Review: Studies on GLA, Omega 3, and Other Fatty Acids


Polyunsaturated fatty acids: biochemical, nutritional and epigenetic properties.

Dietary polyunsaturated fatty acids (PUFA) have effects on diverse physiological processes impacting normal health and chronic diseases, such as the regulation of plasma lipid levels, cardiovascular and immune function, insulin action and neuronal development and visual function. Ingestion of PUFA will lead to their distribution to virtually every cell in the body with effects on membrane composition and function, eicosanoid synthesis, cellular signaling and regulation of gene expression. Cell specific lipid metabolism, as well as the expression of fatty acid-regulated transcription factors, likely play an important role in determining how cells respond to changes in PUFA composition. This review will focus on recent advances on the essentiality of these molecules and on their interplay in cell physiology, leading to new perspective in different therapeutic fields.

Benatti P, Peluso G, Nicolai R, Calvani M
J Am Coll Nutr Aug 2004
PMID: 15310732 | Free Full Text

This article reviewed, among many others, the study from EPA + GLA Increases Bone Density in Elderly Women:

In a single-blind, randomized study, Kruger et al. [174] tested the interactions between calcium and DGLA + EPA in osteoporotic or osteopenic women.
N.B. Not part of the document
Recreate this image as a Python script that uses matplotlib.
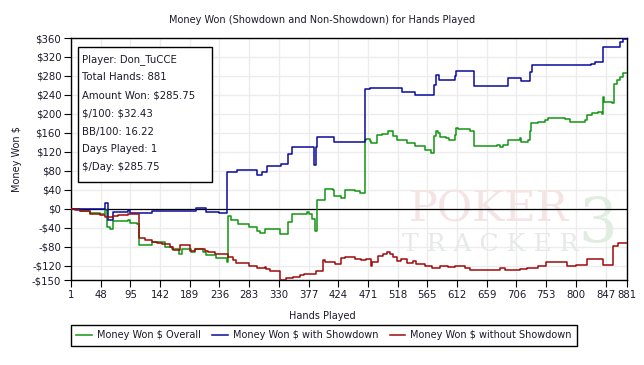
import matplotlib
matplotlib.use('Agg')
import matplotlib.pyplot as plt
from matplotlib.patches import Rectangle

# money won with showdown (hand, $)
sd_hands = [1, 55, 60, 67, 91, 95, 129, 199, 215, 235, 248, 264, 295, 303, 311, 333, 345, 350,
            386, 388, 391, 418, 466, 475, 525, 546, 575, 578, 583, 609, 611, 639, 692, 714, 728,
            730, 824, 831, 843, 860, 870, 874, 881]
sd_vals = [0, 13, -23, -6, -3, -8, -4, 2, -6, -9, 77, 82, 71, 78, 90, 95, 115, 130,
           93, 130, 151, 141, 252, 255, 246, 240, 260, 282, 272, 279, 291, 259, 276, 270, 288,
           303, 306, 310, 342, 340, 351, 357, 357]

# money won without showdown
nsd_hands = [1, 7, 15, 31, 47, 55, 67, 75, 91, 109, 118, 129, 137, 145, 158, 163, 174, 189,
             197, 213, 218, 229, 249, 257, 262, 283, 296, 308, 310, 316, 331, 342, 352, 363,
             370, 373, 389, 400, 403, 419, 429, 435, 450, 460, 468, 476, 477, 487, 495, 501,
             506, 511, 517, 524, 533, 542, 547, 562, 572, 585, 598, 609, 625, 633, 680, 688,
             711, 722, 740, 753, 786, 801, 817, 843, 859, 866, 881]
nsd_vals = [0, -2, -5, -11, -14, -18, -16, -13, -11, -62, -65, -70, -73, -75, -81, -86, -76, -89,
            -84, -89, -92, -96, -101, -108, -115, -120, -124, -122, -127, -131, -149, -145, -144, -140,
            -137, -138, -131, -108, -112, -117, -103, -101, -105, -108, -106, -120, -113, -99, -96, -92,
            -96, -101, -110, -105, -115, -110, -117, -120, -124, -120, -122, -120, -125, -129, -125, -129,
            -127, -124, -120, -113, -120, -118, -105, -119, -78, -71, -71]

# money won overall
all_hands = [1, 15, 31, 47, 55, 58, 63, 68, 91, 94, 105, 109, 129, 150, 161, 172, 176, 191,
             197, 210, 215, 231, 248, 249, 254, 265, 270, 283, 296, 300, 308, 331, 344, 350,
             375, 378, 382, 387, 390, 403, 416, 418, 429, 434, 450, 458, 466, 468, 474, 476,
             486, 494, 503, 511, 517, 533, 545, 561, 571, 576, 578, 582, 585, 594, 600, 608,
             611, 614, 632, 639, 675, 680, 684, 692, 711, 713, 724, 728, 729, 740, 751, 756,
             783, 790, 814, 817, 825, 835, 841, 843, 845, 857, 860, 865, 870, 874, 881]
all_vals = [0, -4, -8, -10, -2, -39, -42, -26, -23, -30, -33, -76, -69, -81, -85, -96, -85, -92,
            -85, -91, -98, -103, -112, -16, -23, -31, -33, -39, -46, -51, -43, -53, -28, -11,
            -7, -11, -21, -46, 18, 42, 39, 27, 23, 39, 37, 34, 144, 148, 143, 139,
            155, 158, 163, 153, 145, 139, 132, 123, 117, 153, 163, 160, 151, 149, 144, 155,
            171, 168, 165, 132, 134, 131, 134, 146, 150, 141, 145, 164, 180, 184, 187, 192,
            189, 184, 187, 198, 201, 203, 199, 236, 226, 222, 263, 272, 277, 286, 286]

x_ticks = [1, 48, 95, 142, 189, 236, 283, 330, 377, 424, 471, 518, 565, 612, 659, 706, 753,
           800, 847, 881]
y_ticks = [360, 320, 280, 240, 200, 160, 120, 80, 40, 0, -40, -80, -120, -150]

info_lines = ['Player: Don_TuCCE', 'Total Hands: 881', 'Amount Won: $285.75', '$/100: $32.43',
              'BB/100: 16.22', 'Days Played: 1', '$/Day: $285.75']

plt.rcParams['font.family'] = ['DejaVu Sans']
plt.rcParams['text.parse_math'] = False
txt = '#1a1a2a'
fs = 7

fig = plt.figure(figsize=(6.44, 3.65), dpi=100)
ax = fig.add_axes([71/644, 85/365, 556/644, 242/365])

ax.plot(all_hands, all_vals, drawstyle='steps-post', color='#129612', lw=1.1, label='Money Won $ Overall', zorder=3)
ax.plot(sd_hands, sd_vals, drawstyle='steps-post', color='#0a0a9e', lw=1.1, label='Money Won $ with Showdown', zorder=3)
ax.plot(nsd_hands, nsd_vals, drawstyle='steps-post', color='#a00a0a', lw=1.1, label='Money Won $ without Showdown', zorder=3)
ax.axhline(0, color='black', lw=0.9, zorder=2)

ax.set_xlim(1, 881)
ax.set_ylim(-150, 360)
ax.set_xticks(x_ticks)
ax.set_yticks(y_ticks)
ax.set_yticklabels([('-$%d' % -v) if v < 0 else ('$%d' % v) for v in y_ticks])
ax.tick_params(labelsize=fs + 0.3, colors='black', labelcolor=txt, length=5, width=0.8, pad=2)
ax.grid(True, color='#ececec', lw=1.0, zorder=0)
ax.set_axisbelow(True)
for s in ax.spines.values():
    s.set_color('black')
    s.set_linewidth(1.0)

ax.set_ylabel('Money Won $', fontsize=fs, color=txt, labelpad=7)
fig.text(0.5, 1 - 316/365, 'Hands Played', ha='center', va='center', fontsize=fs, color=txt)
fig.text(0.5, 1 - 20/365, 'Money Won (Showdown and Non-Showdown) for Hands Played',
         ha='center', va='center', fontsize=fs, color=txt)

# watermark
ax.text(0.752, 0.29, 'POKER', transform=ax.transAxes, ha='center', va='center',
        fontsize=31, family='DejaVu Serif', color='#f4e4e4', zorder=1)
ax.text(0.754, 0.145, 'T R A C K E R', transform=ax.transAxes, ha='center', va='center',
        fontsize=18, family='DejaVu Serif', color='#e6eae6', zorder=1)
ax.text(0.948, 0.23, '3', transform=ax.transAxes, ha='center', va='center',
        fontsize=44, family='DejaVu Serif', color='#e2ede2', zorder=1)

# info box
ax.add_patch(Rectangle((0.0126, 0.405), 0.241, 0.558, transform=ax.transAxes,
                       facecolor='white', edgecolor='black', lw=1.0, zorder=4))
for i, line in enumerate(info_lines):
    ax.text(11/556, (280 - 59.5 - 18 * i) / 242, line, transform=ax.transAxes,
            ha='left', va='center', fontsize=fs + 0.3, color=txt, zorder=5)

leg = fig.legend(loc='upper left', bbox_to_anchor=(71/644, 1 - 325/365), ncol=3,
                 fontsize=fs, fancybox=False, edgecolor='black', framealpha=1,
                 handlelength=1.6, columnspacing=1.2, handletextpad=0.5, borderpad=0.55,
                 borderaxespad=0)
leg.get_frame().set_linewidth(1.0)
for t in leg.get_texts():
    t.set_color(txt)

fig.savefig('out.png', dpi=100)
All of the women were living in the same institution for the elderly and fed the same low-calcium, non-vitamin D enriched foods, and had similar amounts of sunlight. Subjects were randomly assigned to DGLA + EPA or coconut oil (placebo group); in addition, all received 600 mg/day of calcium. Markers of bone formation/degradation and bone mineral density (BMD) were measured at baseline, 6, 12 and 18 months. At 18 months, osteocalcin and deoxypyridinoline levels fell significantly in both groups, indicating a decrease in bone turnover, whereas bone specific ALP rose indicating beneficial effects of calcium given to all the patients. Lumbar and femoral BMD, in contrast, showed different results in the two groups. Over the first 18 months, lumbar spine density remained the same in the treatment group, but decreased 3.2% in the placebo group. Femoral bone density increased 1.3% in the treatment group, but decreased 2.1% in the placebo group. During the second period of 18 months with all patients now on active treatment, lumbar spine density increased 3.1% in patients who remained on active treatment, and 2.3% in patients who switched from placebo to active treatment; femoral BMD in the latter group showed an increase of 4.7%.